Herbert's point was that the horse, if it could grasp what was being decided, would almost surely disagree with the decision, esp. if it could not comprehend why there was no hope of survival or improvement. The human might well be right about the suffering involved, but the horse can't comprehend that, all it knows (to the degree it knows anything) is that it's being killed by its master.

The same dynamic might well apply to the interactions of true supermen and men. It's hard to portray believably (because supermen are hard to portray believably), but this does show up in fiction here and there. I mentioned Frank Herbert, this dynamic animates the Dune stories at a deep level, especially with the character of Leto Atreides the Second. He's a true superman, and his actions are intended for the best interest of the human race in general, and he may well be entirely right about that. He's still a horror from the basic human POV in many ways.

Herbert even has Leto II comment at one point that beings like himself (there have been others, he's just the greatest of them) have never much cared whether mortals agree with the decisions they make about them or for them, because they know better than we do what is best.

Insufferably arrogant? Yes....except that Leto is very probably right. He really is a superman.

Another example is the Arisians from the old Lensman space operas, who are far greater supermen. They are sort of benevolent.

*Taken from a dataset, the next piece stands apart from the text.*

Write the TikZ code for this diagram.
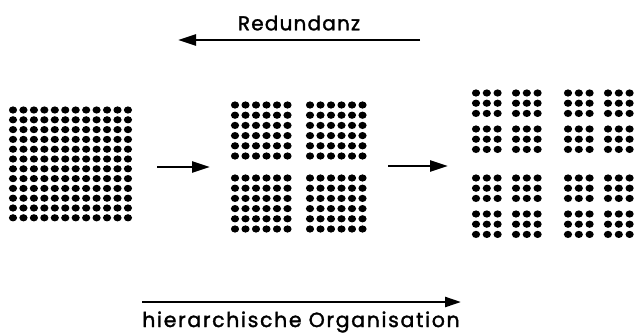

They have enough power to do just about anything, by human standards. But they can, and will, sit back and let billions be tortured or die, nations fall, worlds burn, in service of a larger long term good. They sat back let world-wrecking nuclear wars devastate Earth at least twice. They let a race of psychic vampires torture uncounted Velantians to death, generation after generation after generation. They sat back and let the bad guys cause everything from the Holocaust to Pol Pot to Nero to interplanetary wars. Multiply that by millions of worlds all over two galaxies.

They have good reasons...from the POV of a race of god-like supermen. From a mortal POV, the Arisians could easily look demonic.
That's one way to do it, but not the only one. There's a unifying trend among your examples: transhuman characters applying utilitarian principles. But they could as well be following less reductionist principles, such as virtue ethics, some flavour of deontology, care ethics or something more exotic.